Lottie put out a hand to call him back. ‘Whoever owned Farranstown also held all that land. Now, Mick O’Dowd owns two hundred and fifty acres and the burned cottage. The portion of land on the other side of the manor house contains two houses. One was originally Tessa Ball’s, where Marian lived, and the other is where Bernie Kelly lives. Kirby, does Bernie own her house?’

‘I’ll find out,’ he said. ‘What difference does it make?’

‘We know Tessa signed over the cottage to Mick O’Dowd. What if she owned the land on the other side also?’ Lottie pointed to the screen. ‘How would a town solicitor acquire all that wealth?’

‘Kitty Belfield told us her husband inherited Farranstown House,’ Boyd said.

‘Right. If the Belfields owned the whole lot, what are we talking about in terms of size? Almost a thousand acres? That’s a lot of land for—’

‘A small-town solicitor,’ Boyd said.

‘O’Dowd told Kirby that the family who originally owned the farm left for America forty years ago…’ Lottie stopped mid sentence. ‘That’s around the time all the trouble was going on with Carrie King.’

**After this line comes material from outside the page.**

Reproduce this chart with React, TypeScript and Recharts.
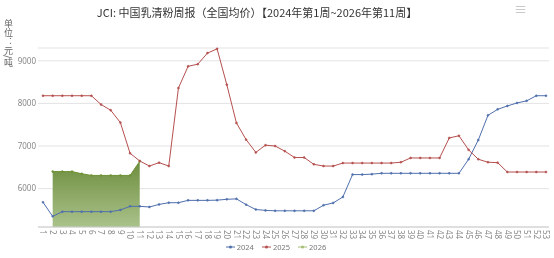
import React from "react";
import { ComposedChart, Line, Area, XAxis, YAxis, CartesianGrid } from "recharts";

const weeks = Array.from({ length: 53 }, (_, i) => String(i + 1));

const y2024 = [
  5680, 5350, 5460, 5460, 5460, 5460, 5460, 5460, 5500, 5585,
  5585, 5570, 5630, 5670, 5670, 5725, 5725, 5725, 5730, 5750,
  5760, 5625, 5510, 5490, 5480, 5480, 5480, 5480, 5480, 5610,
  5665, 5805, 6330, 6330, 6340, 6360, 6360, 6360, 6360, 6360,
  6360, 6360, 6360, 6360, 6690, 7140, 7720, 7860, 7940, 8010,
  8060, 8180, 8180,
];

const y2025 = [
  8180, 8180, 8180, 8180, 8180, 8180, 7975, 7840, 7550, 6830,
  6650, 6530, 6610, 6530, 8360, 8870, 8920, 9180, 9280, 8440,
  7540, 7150, 6850, 7020, 7000, 6880, 6730, 6730, 6570, 6530,
  6530, 6600, 6600, 6600, 6600, 6600, 6600, 6620, 6720, 6720,
  6720, 6720, 7190, 7240, 6910, 6690, 6620, 6610, 6390, 6390,
  6390, 6390, 6390,
];

const y2026: (number | null)[] = [
  null, 6400, 6400, 6400, 6350, 6310, 6310, 6310, 6310, 6310, 6640,
];

const yTicks = [6000, 7000, 8000, 9000];

const C2024 = "#4f6fad";
const C2025 = "#b5504f";
const C2026 = "#6e9134";
const C2026L = "#a3bd72";

const data = weeks.map((w, i) => ({
  week: w,
  y2024: y2024[i],
  y2025: y2025[i],
  y2026: i < y2026.length ? y2026[i] : null,
}));

const XTick = (props: any) => {
  const { x, y, payload } = props;
  return (
    <text
      x={x}
      y={y + 1}
      transform={`rotate(90, ${x}, ${y + 1})`}
      textAnchor="start"
      dy="0.35em"
      fontSize={8}
      fill="#888"
      fontFamily="'Noto Sans', sans-serif"
    >
      {payload.value}
    </text>
  );
};

const legendItems = [
  { label: "2024", color: C2024 },
  { label: "2025", color: C2025 },
  { label: "2026", color: C2026L },
];

export default function App() {
  return (
    <div
      style={{
        position: "fixed",
        left: 0,
        top: 0,
        width: 554,
        height: 258,
        background: "#fff",
        fontFamily: "'Noto Sans CJK SC', 'Noto Sans', sans-serif",
      }}
    >
      <div
        style={{
          position: "absolute",
          left: 0,
          width: 514,
          top: 4,
          textAlign: "center",
          fontSize: 11,
          color: "#333",
          lineHeight: "16px",
          whiteSpace: "nowrap",
        }}
      >
        JCI: 中国乳清粉周报（全国均价）【2024年第1周~2026年第11周】
      </div>
      <div
        style={{
          position: "absolute",
          left: 514,
          top: 1,
          fontSize: 13,
          color: "#bbb",
          lineHeight: "16px",
        }}
      >
        ≡
      </div>
      <div
        style={{
          position: "absolute",
          left: 3,
          top: 19,
          fontSize: 9,
          color: "#666",
          writingMode: "vertical-rl",
          lineHeight: "11px",
        }}
      >
        单位：元/吨
      </div>
      <ComposedChart
        width={554}
        height={258}
        data={data}
        margin={{ top: 48, right: 5, left: 0, bottom: 0 }}
      >
        <defs>
          <linearGradient id="g2026" x1="0" y1="0" x2="0" y2="1">
            <stop offset="0%" stopColor="#6e8e3e" stopOpacity={1} />
            <stop offset="100%" stopColor="#aac28b" stopOpacity={1} />
          </linearGradient>
        </defs>
        <CartesianGrid vertical={false} stroke="#e3e3e3" />
        <XAxis
          dataKey="week"
          interval={0}
          height={31}
          padding={{ left: 5, right: 3 }}
          tickLine={false}
          tickSize={0}
          tickMargin={2}
          axisLine={{ stroke: "#ccc" }}
          tick={<XTick />}
        />
        <YAxis
          width={38}
          domain={[5100, 9300]}
          ticks={yTicks}
          axisLine={false}
          tickLine={false}
          tickSize={0}
          tickMargin={2}
          tick={{ fontSize: 8, fill: "#888", fontFamily: "'Noto Sans', sans-serif" }}
        />
        <Area
          type="linear"
          dataKey="y2026"
          stroke={C2026}
          strokeWidth={1}
          fill="url(#g2026)"
          fillOpacity={1}
          dot={{ r: 1, fill: C2026, stroke: C2026, strokeWidth: 0.5 }}
          activeDot={false}
          isAnimationActive={false}
        />
        <Line
          type="linear"
          dataKey="y2024"
          stroke={C2024}
          strokeWidth={1}
          dot={{ r: 1, fill: C2024, stroke: C2024, strokeWidth: 0.5 }}
          activeDot={false}
          isAnimationActive={false}
        />
        <Line
          type="linear"
          dataKey="y2025"
          stroke={C2025}
          strokeWidth={1}
          dot={{ r: 1, fill: C2025, stroke: C2025, strokeWidth: 0.5 }}
          activeDot={false}
          isAnimationActive={false}
        />
      </ComposedChart>
      <div
        style={{
          position: "absolute",
          left: 0,
          width: 552,
          top: 242,
          display: "flex",
          justifyContent: "center",
          gap: 8,
          fontSize: 7.5,
          color: "#777",
          fontFamily: "'Noto Sans', sans-serif",
          lineHeight: "10px",
        }}
      >
        {legendItems.map((it) => (
          <div key={it.label} style={{ display: "flex", alignItems: "center", gap: 2 }}>
            <svg width={9} height={6}>
              <line x1={0} y1={3} x2={9} y2={3} stroke={it.color} strokeWidth={1} />
              <circle cx={4.5} cy={3} r={1.5} fill={it.color} />
            </svg>
            <span>{it.label}</span>
          </div>
        ))}
      </div>
    </div>
  );
}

‘Who’s Carrie King?’ Lynch asked.

‘I don’t rightly know, but I intend to find out,’ Lottie said, shoving back her chair and standing up. ‘Unearth everything you can about that land. Go back as far as possible. I want to know who owned, sold, leased or bequeathed every blade of grass on it.’

‘I think you’re a bit spooked after Kitty Belfield’s tale,’ Boyd said.

‘I am. Will you get me a list of all St Declan’s patients for the last forty-odd years? I want to see what happened to Carrie King.’

‘You’re chasing a shadow,’ he said.

‘That may be so, but I need to catch up with it before someone else ends up dead.’

‘It’s the proverbial wild goose chase,’ Boyd said, lining up his pens on his desk. ‘We have a direct link to a Dublin drug gang and you have me checking out asylum patients who are probably dead by now.’

Lottie whirled round. ‘There is not one shred of evidence pointing to Marian Russell or her daughter having anything to do with drugs.’

‘A hoodie that Emma might have been wearing was found in Lorcan Brady’s house,’ Boyd said. ‘He was shacked up with Jerome Quinn before they were burned. And Marian Russell had her tongue cut out. It all points to criminal involvement in… in something or other.’

‘Boyd, you talk pure shite sometimes. Get me an update on those searches for O’Dowd and Arthur Russell.’ As she grabbed her bag and jacket, she heard Superintendent Corrigan’s footsteps hammering down the corridor. ‘And cover for me. I’m out of here.’

‘Where?’

‘To look at land.’

Running out of the door, she ignored Corrigan’s roar behind her and fled down the stairs and out of the station.